Invertida a sucumbência, condeno a parte autora a pagar custas processuais e honorários de
advogado, arbitrados em 12% (doze por cento) sobre a mesma base de cálculo fixada na
sentença, já majorados em razão da fase recursal, conforme critérios do artigo 85, §§ 1º, 2º, 3º, I,
e 4º, III, do CPC, suspensa, porém, a exigibilidade, na forma do artigo 98, § 3º, do mesmo
estatuto processual, por tratar-se de beneficiária da justiça gratuita.
É como voto.
E M E N T A
PREVIDENCIÁRIO. PROCESSO CIVIL. PENSÃO POR MORTE. CASAMENTO E POSTERIOR
DIVÓRCIO. UNIÃO ESTÁVEL NÃO COMPROVADA.NATUREZA DO RELACIONAMENTO.

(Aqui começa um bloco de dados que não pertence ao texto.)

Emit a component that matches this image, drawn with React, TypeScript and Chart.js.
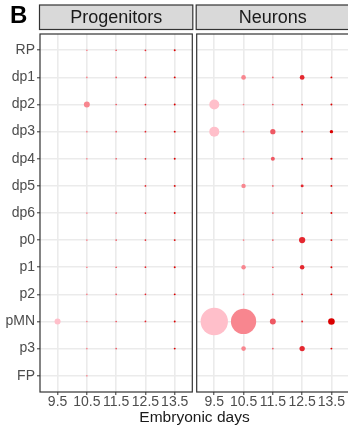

CUIDADOS. SUCUMBÊNCIA RECURSAL. APELAÇÃO PROVIDA.
- Fundado no artigo 201, inciso V, da Constituição Federal, o artigo 74, da Lei 8.213/91, prevê que
a pensão por morte será devida ao conjunto dos dependentes do segurado que falecer,
aposentado ou não.
- Para a obtenção da pensão por morte, portanto, são necessários os seguintes requisitos:
condição de dependente e qualidade de segurado do falecido.
- A qualidade de segurado da de cujus não é matéria controvertida nestes autos.
- Ausência de comprovação bastante da condição de companheira do falecido, embora o de cujus
tenha voltado a viver na mesma casa da autora, após muitos anos de divórcio, para que ela
cuidasse de sua saúde debilitada.
- Invertida a sucumbência, condena-se a parte autora a pagar custas processuais e honorários de
advogado, arbitrados em 12% (doze por cento) sobre a mesma base de cálculo fixada na
sentença, já majorados em razão da fase recursal, conforme critérios do artigo 85, §§ 1º, 2º, 3º, I,
e 4º, III, do CPC, suspensa, poréma exigibilidade, na forma do artigo 98, § 3º, do mesmo estatuto
processual, por ser beneficiária da justiça gratuita.
- Apelação conhecida e provida. ACÓRDÃO
Vistos e relatados estes autos em que são partes as acima indicadas, a Nona Turma, por
unanimidade, decidiu conhecer da apelação e lhe dar provimento, nos termos do relatório e voto
que ficam fazendo parte integrante do presente julgado.